The authors postulate that the unique lincRNAs present in ENCODE or PH dataset should be functionally different. This implies that the RNAs that are identified and annotated as lincRNAs by both ENCODE and PH pipeline have similar function and this not true.
Authors’ response: We suggested that overlapping lincRNAs (relatively stable linRNAs) and unique lincRNAs (relatively unstable lincRNAs) can be related to different functions, because they might be related to different cellular processes.Further, minimum free energy of RNA is dependent on the GC content. A comment on the GC content of the overlapping and unique lincRNAs can explain the observed difference between the groups (Figure 3). Similar observation is warranted for half-life based stability analysis. If the GC content of the randomly selected lincRNAs in the two groups (overlapping (10 sequence) and unique (7 sequence)) is different then the selection of lincRNAs is biased by the sequence property. Moreover, mRNA expression is known to be affected by GC content. (G Kudla - ‎2006, PloS Biology.). Authors can check this phenomenon by binning the lincRNAs based on GC content and correlated with the level of expression.
Authors’ response: In the previous studies, there is no correlation between lncRNA expression and its stability, although the signification correlation has been found for all RNAs (e.g. Clark et al. Genome Research, 2012, 22:885-898).

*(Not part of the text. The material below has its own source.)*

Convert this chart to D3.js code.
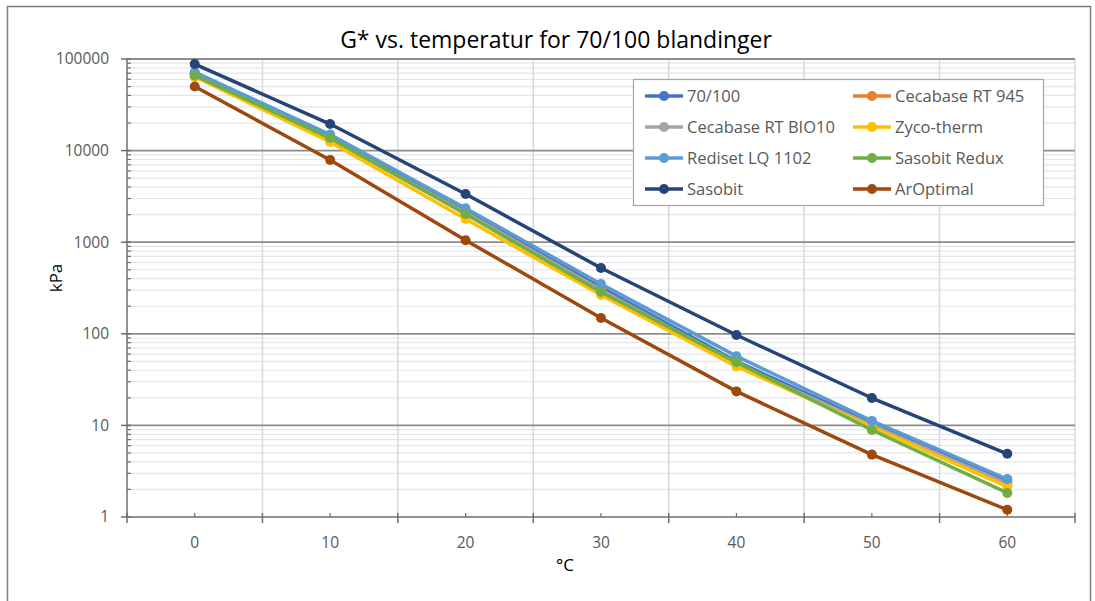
<!DOCTYPE html>
<html>
<head>
<meta charset="utf-8">
<script src="https://cdn.jsdelivr.net/npm/d3@7"></script>
<style>
  body { margin: 0; background: #fff; }
  svg { font-family: "Open Sans", "Noto Sans", sans-serif; }
</style>
</head>
<body>
<svg id="chart" width="1095" height="601"></svg>
<script>
// temperatures (category axis)
const temps = [0, 10, 20, 30, 40, 50, 60];
const seriesNames = ['70/100', 'Cecabase RT 945', 'Cecabase RT BIO10', 'Zyco-therm',
                     'Rediset LQ 1102', 'Sasobit Redux', 'Sasobit', 'ArOptimal'];
const seriesColors = ['#4472C4', '#ED7D31', '#A5A5A5', '#FFC000',
                      '#5B9BD5', '#70AD47', '#264478', '#9E480E'];
// G* in kPa
const g7010 = [70000, 14000, 2200, 320, 50, 10.5, 2.4];
const gCeca945 = [68000, 13500, 2100, 300, 46, 10, 2.3];
const gCecaBio = [68000, 13500, 2100, 300, 47, 10, 2.3];
const gZyco = [64000, 12400, 1790, 265, 44, 9.6, 2.15];
const gRediset = [72000, 15000, 2350, 350, 57, 11.2, 2.6];
const gRedux = [66000, 13700, 2030, 286, 49, 8.9, 1.83];
const gSasobit = [88000, 19500, 3360, 523, 97, 19.9, 4.9];
const gArOptimal = [50000, 7900, 1050, 149, 23.5, 4.8, 1.2];
const yTicks = [1, 10, 100, 1000, 10000, 100000];

const seriesValues = [g7010, gCeca945, gCecaBio, gZyco, gRediset, gRedux, gSasobit, gArOptimal];
const series = seriesNames.map((name, i) => ({
  name: name,
  color: seriesColors[i],
  values: seriesValues[i].map((v, j) => ({t: temps[j], v: v})),
}));

const margin = {left: 127, right: 1075, top: 59, bottom: 517};
const svg = d3.select('#chart');

// outer chart border
svg.append('rect')
   .attr('x', 7.5).attr('y', 6.5)
   .attr('width', 1083).attr('height', 620)
   .attr('fill', 'none').attr('stroke', '#7f7f7f').attr('stroke-width', 1.5);

const xScale = d3.scaleBand()
                 .domain(temps)
                 .range([margin.left, margin.right]);
const yScale = d3.scaleLog()
                 .domain([1, 100000])
                 .range([margin.bottom, margin.top]);

const grid = svg.append('g');
// minor horizontal grid
const minors = [];
yTicks.slice(0, -1).forEach((d) => {
  for (let k = 2; k <= 9; k++) minors.push(d * k);
});
grid.selectAll('.minor')
    .data(minors)
    .enter()
    .append('line')
    .attr('x1', margin.left).attr('x2', margin.right)
    .attr('y1', (d) => yScale(d)).attr('y2', (d) => yScale(d))
    .attr('stroke', '#e3e6ec').attr('stroke-width', 1.2);
// vertical grid between categories
const bounds = temps.map((t) => xScale(t)).concat([margin.right]).slice(1);
grid.selectAll('.vgrid')
    .data(bounds)
    .enter()
    .append('line')
    .attr('x1', (d) => d).attr('x2', (d) => d)
    .attr('y1', margin.top).attr('y2', margin.bottom)
    .attr('stroke', '#d9d9d9').attr('stroke-width', 1.5);
// major horizontal grid
grid.selectAll('.major')
    .data(yTicks.slice(1))
    .enter()
    .append('line')
    .attr('x1', margin.left).attr('x2', margin.right)
    .attr('y1', (d) => yScale(d)).attr('y2', (d) => yScale(d))
    .attr('stroke', '#8c8c8c').attr('stroke-width', 1.8);

// y axis
const yAxis = svg.append('g');
yAxis.append('line')
     .attr('x1', margin.left).attr('x2', margin.left)
     .attr('y1', margin.top).attr('y2', margin.bottom)
     .attr('stroke', '#6e6e6e').attr('stroke-width', 1.5);
yAxis.selectAll('.ymaj')
     .data(yTicks)
     .enter()
     .append('line')
     .attr('x1', margin.left - 6).attr('x2', margin.left + 4)
     .attr('y1', (d) => yScale(d)).attr('y2', (d) => yScale(d))
     .attr('stroke', '#6e6e6e').attr('stroke-width', 1.5);
yAxis.selectAll('.ymin')
     .data(minors)
     .enter()
     .append('line')
     .attr('x1', margin.left).attr('x2', margin.left + 4)
     .attr('y1', (d) => yScale(d)).attr('y2', (d) => yScale(d))
     .attr('stroke', '#6e6e6e').attr('stroke-width', 1.2);
yAxis.selectAll('text')
     .data(yTicks)
     .enter()
     .append('text')
     .attr('x', 109)
     .attr('y', (d) => yScale(d))
     .attr('dy', '0.35em')
     .attr('text-anchor', 'end')
     .attr('font-size', 15.5)
     .attr('fill', '#595959')
     .text((d) => d);

// x axis
const xAxis = svg.append('g');
xAxis.append('line')
     .attr('x1', margin.left).attr('x2', margin.right)
     .attr('y1', margin.bottom).attr('y2', margin.bottom)
     .attr('stroke', '#6e6e6e').attr('stroke-width', 1.5);
xAxis.selectAll('.xmaj')
     .data([margin.left].concat(bounds))
     .enter()
     .append('line')
     .attr('x1', (d) => d).attr('x2', (d) => d)
     .attr('y1', margin.bottom - 4).attr('y2', margin.bottom + 6)
     .attr('stroke', '#6e6e6e').attr('stroke-width', 1.5);
xAxis.selectAll('.xmin')
     .data(temps)
     .enter()
     .append('line')
     .attr('x1', (d) => xScale(d) + xScale.bandwidth() / 2)
     .attr('x2', (d) => xScale(d) + xScale.bandwidth() / 2)
     .attr('y1', margin.bottom - 4).attr('y2', margin.bottom)
     .attr('stroke', '#6e6e6e').attr('stroke-width', 1.2);
xAxis.selectAll('text')
     .data(temps)
     .enter()
     .append('text')
     .attr('x', (d) => xScale(d) + xScale.bandwidth() / 2)
     .attr('y', 548)
     .attr('text-anchor', 'middle')
     .attr('font-size', 15.5)
     .attr('fill', '#595959')
     .text((d) => d);

// series
const line = d3.line()
               .x((d) => xScale(d.t) + xScale.bandwidth() / 2)
               .y((d) => yScale(d.v));
const layer = svg.selectAll('.series')
                 .data(series)
                 .enter()
                 .append('g')
                 .attr('class', 'series');
layer.append('path')
     .attr('d', (d) => line(d.values))
     .attr('fill', 'none')
     .attr('stroke', (d) => d.color)
     .attr('stroke-width', 3.5)
     .attr('stroke-linejoin', 'round');
layer.selectAll('circle')
     .data((d) => d.values.map((p) => ({t: p.t, v: p.v, color: d.color})))
     .enter()
     .append('circle')
     .attr('cx', (d) => xScale(d.t) + xScale.bandwidth() / 2)
     .attr('cy', (d) => yScale(d.v))
     .attr('r', 5)
     .attr('fill', (d) => d.color);

// titles
svg.append('text')
   .attr('x', 556).attr('y', 48)
   .attr('text-anchor', 'middle')
   .attr('font-size', 23)
   .attr('fill', '#000')
   .text('G* vs. temperatur for 70/100 blandinger');
svg.append('text')
   .attr('transform', 'translate(62,' + 278 + ') rotate(-90)')
   .attr('text-anchor', 'middle')
   .attr('font-size', 17)
   .attr('fill', '#000')
   .text('kPa');
svg.append('text')
   .attr('x', 565).attr('y', 571)
   .attr('text-anchor', 'middle')
   .attr('font-size', 17)
   .attr('fill', '#000')
   .text('°C');

// legend
const legend = svg.append('g');
legend.append('rect')
      .attr('x', 633.5).attr('y', 79.5)
      .attr('width', 410).attr('height', 126)
      .attr('fill', '#fff')
      .attr('stroke', '#a6a6a6').attr('stroke-width', 1.2);
const item = legend.selectAll('.item')
                   .data(series)
                   .enter()
                   .append('g')
                   .attr('transform', (d, i) =>
                       'translate(' + (645 + (i % 2) * 208) + ',' +
                       (96 + Math.floor(i / 2) * 31) + ')');
item.append('line')
    .attr('x1', 0).attr('x2', 38)
    .attr('stroke', (d) => d.color)
    .attr('stroke-width', 3.5);
item.append('circle')
    .attr('cx', 19).attr('r', 5)
    .attr('fill', (d) => d.color);
item.append('text')
    .attr('x', 42)
    .attr('dy', '0.35em')
    .attr('font-size', 16.5)
    .attr('fill', '#595959')
    .text((d) => d.name);
</script>
</body>
</html>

PH dataset: full form of the abbreviation is given in the end (Methods section).
But the first mention is in ‘Introduction’ (line 124).
Authors’ response: We have added the abbreviation of PH dataset directly in the introduction section where we first mentioned it.
FPKM: the significance and full form of FPKM is not mention (Line 146)
Authors’ response: We have added the full form of FPKM in revised version according to the reviewer’s suggestion.
Line 82: ‘beacause’
Line 140-141: ‘were remained to carry out’
Line 147: ‘annotatied’
Authors’ response: We have corrected the above spelling and grammar mistakes in the revised version according to the reviewer’s instruction.